Use this in your essay
Agency and rhetoric: Argue that Dorotea's victory over Don Fernando demonstrates Cervantes's suggestion that eloquence and self-possession are more effective than any chivalric code
her resolution owes nothing to Don Quixote's intervention and everything to her own speech.
Performance and identity: Explore how Dorotea's willingness to play Princess Micomicona reflects her broader strategy of using fiction consciously and purposefully, contrasting her controlled role-play with Don Quixote's involuntary immersion in fantasy.
Gender and social order: Analyse how Dorotea navigates the double standard of early modern honour culture
seduced by a nobleman, shamed rather than him — and examine whether her restoration at the novel's end represents genuine justice or merely a convenient reabsorption into patriarchal structures.

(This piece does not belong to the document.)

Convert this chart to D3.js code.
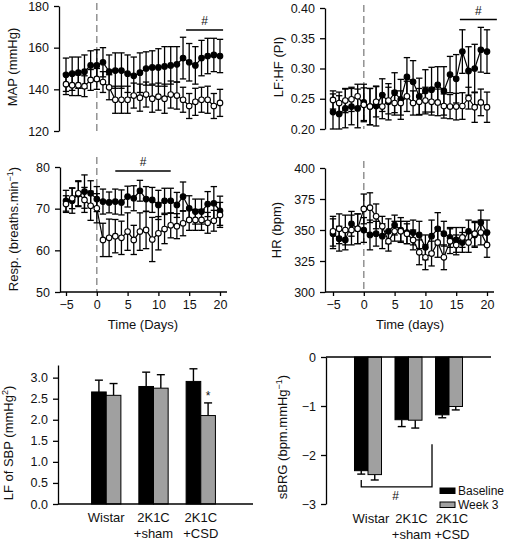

Dorotea as implied author: Consider how Cervantes uses Dorotea's storytelling gifts to comment on the novel's own relationship to chivalric romance; she is simultaneously a character within a fiction and a figure who exposes fiction's machinery.
The kneeling motif: Both her supplication before Don Quixote and her confrontation with Don Fernando involve Dorotea on her knees, yet the two moments mean entirely different things. Build a thesis on how Cervantes uses this repeated physical gesture to distinguish performed submission from genuine moral appeal.